Interestingly, she chose to live and die in Sonora, a state in northern Mexico. I didn’t know her secret until I was an adult, but as a child I visited her often in Mexico, and envied my cousins who got to live there full time.
When you come from a borderlands family with that history, and you are blond and blue-eyed as I am, you hear things and see things that you wouldn’t otherwise see and hear. I witnessed many of the cycles of racism we detail in Driving While Brown. That racism perplexed me as a child because I felt so deeply it was wrong, and yet I didn’t understand why I felt so deeply it was wrong. And when I see that racism today, I am at once saddened and infuriated.

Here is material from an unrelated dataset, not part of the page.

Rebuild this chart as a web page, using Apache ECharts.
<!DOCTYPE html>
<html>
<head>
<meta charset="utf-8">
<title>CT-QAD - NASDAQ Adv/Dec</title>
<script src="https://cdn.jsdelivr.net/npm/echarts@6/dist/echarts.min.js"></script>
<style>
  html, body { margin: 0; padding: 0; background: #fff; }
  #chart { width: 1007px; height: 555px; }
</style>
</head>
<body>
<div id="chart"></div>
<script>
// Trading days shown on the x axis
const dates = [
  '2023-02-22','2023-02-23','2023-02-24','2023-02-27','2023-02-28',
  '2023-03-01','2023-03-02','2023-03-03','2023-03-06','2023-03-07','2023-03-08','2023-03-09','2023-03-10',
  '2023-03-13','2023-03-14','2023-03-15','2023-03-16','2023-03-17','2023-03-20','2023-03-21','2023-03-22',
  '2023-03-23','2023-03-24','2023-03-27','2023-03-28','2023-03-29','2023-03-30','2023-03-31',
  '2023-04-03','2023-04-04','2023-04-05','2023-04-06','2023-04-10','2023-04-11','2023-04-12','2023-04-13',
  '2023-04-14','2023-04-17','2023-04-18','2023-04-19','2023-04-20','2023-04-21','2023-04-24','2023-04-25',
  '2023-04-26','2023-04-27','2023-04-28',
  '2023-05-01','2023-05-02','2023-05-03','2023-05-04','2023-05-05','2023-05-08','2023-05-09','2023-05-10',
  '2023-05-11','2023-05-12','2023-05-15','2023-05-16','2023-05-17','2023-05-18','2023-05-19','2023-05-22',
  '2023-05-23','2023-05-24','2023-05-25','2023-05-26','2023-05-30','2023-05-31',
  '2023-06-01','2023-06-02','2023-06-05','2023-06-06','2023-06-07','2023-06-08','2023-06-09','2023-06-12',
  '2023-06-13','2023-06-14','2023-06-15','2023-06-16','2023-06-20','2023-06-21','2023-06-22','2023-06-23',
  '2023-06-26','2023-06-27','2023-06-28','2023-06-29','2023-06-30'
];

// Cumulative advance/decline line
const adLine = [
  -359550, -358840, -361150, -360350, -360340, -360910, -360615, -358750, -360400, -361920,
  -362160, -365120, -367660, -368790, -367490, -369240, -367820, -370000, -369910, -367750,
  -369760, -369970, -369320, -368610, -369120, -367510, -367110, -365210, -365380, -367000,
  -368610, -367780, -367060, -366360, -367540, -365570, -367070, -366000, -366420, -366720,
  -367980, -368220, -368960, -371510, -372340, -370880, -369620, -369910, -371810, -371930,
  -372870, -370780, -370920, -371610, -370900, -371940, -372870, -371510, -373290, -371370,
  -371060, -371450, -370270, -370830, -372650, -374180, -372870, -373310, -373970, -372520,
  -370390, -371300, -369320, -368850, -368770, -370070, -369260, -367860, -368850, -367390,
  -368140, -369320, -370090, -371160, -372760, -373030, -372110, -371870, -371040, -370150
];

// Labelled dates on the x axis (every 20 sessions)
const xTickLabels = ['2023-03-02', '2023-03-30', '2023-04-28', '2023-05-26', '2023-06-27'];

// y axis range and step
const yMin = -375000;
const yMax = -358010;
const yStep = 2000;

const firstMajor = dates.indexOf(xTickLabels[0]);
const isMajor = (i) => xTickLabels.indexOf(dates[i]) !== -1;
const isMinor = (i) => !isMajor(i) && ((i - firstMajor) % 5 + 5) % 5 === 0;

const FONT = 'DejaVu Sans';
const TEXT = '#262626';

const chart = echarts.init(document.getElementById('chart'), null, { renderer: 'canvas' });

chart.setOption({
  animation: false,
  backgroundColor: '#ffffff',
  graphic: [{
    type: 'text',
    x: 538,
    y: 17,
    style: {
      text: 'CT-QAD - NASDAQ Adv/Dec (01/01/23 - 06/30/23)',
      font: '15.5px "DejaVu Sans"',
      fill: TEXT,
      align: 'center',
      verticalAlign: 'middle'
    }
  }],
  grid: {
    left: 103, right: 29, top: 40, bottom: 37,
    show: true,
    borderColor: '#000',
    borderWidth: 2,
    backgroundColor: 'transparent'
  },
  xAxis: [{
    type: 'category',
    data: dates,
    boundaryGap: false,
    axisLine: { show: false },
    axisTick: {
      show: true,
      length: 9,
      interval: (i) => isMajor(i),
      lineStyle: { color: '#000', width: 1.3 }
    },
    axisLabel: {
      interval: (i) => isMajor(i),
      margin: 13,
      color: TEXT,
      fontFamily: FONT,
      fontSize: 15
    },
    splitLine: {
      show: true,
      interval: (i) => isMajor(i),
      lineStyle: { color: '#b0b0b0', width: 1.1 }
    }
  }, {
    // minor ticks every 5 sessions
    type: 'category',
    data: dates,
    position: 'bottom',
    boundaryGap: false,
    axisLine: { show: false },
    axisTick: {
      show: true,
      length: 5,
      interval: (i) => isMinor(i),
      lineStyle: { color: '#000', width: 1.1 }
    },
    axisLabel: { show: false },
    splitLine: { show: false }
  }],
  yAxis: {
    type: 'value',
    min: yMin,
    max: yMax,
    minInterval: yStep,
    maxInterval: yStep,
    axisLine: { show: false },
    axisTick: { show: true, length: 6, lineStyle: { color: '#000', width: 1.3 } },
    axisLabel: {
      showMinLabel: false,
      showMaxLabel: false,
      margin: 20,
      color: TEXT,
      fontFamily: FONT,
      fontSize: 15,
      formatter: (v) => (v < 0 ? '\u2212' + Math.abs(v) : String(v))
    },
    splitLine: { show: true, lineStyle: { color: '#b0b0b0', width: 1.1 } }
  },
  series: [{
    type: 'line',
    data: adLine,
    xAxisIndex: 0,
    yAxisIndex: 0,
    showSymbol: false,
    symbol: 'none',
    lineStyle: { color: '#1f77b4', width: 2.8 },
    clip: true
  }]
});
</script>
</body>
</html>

Because yeah, it’s personal.
—Terry Greene Sterling
The book captures tense moments, like the harrowing confrontation between “USA! USA!” shouting Trump supporters and Latino activists. Did you ever feel you were in danger?
Donald Trump often disparaged journalists as fake-news-enemies-of-the-people during his rallies, encouraging his followers to bait us and worse. Whipped into emotional frenzies, some Trump supporters would surround the little area where journalists were corralled and berate us and throw things, like paper cups. No one hit me, or threw anything at me, but the level of rage was so palpable there were uncomfortable moments when I felt I was in danger.
Other than that, the only other moment I felt I was in danger involved pepper spray and Phoenix Police.
In 2017, after Trump was elected, I was covering the waning moments of a peaceful civil rights protest in downtown Phoenix, where Trump was holding a rally. I was sitting near a sidewalk, eating a granola bar, watching the multi-ethnic crowd slowly disperse. Out of the blue, I heard a weird sound, like a gun shooting bullets, ping-ping-ping-ping. My eyes and lungs burned. A minute or so later, tear gas poisoned the air.
The experience reinforced what I already knew and what the world learned again during the 2021 Trump insurrection—American law enforcement handles White and multi-ethnic protests very differently.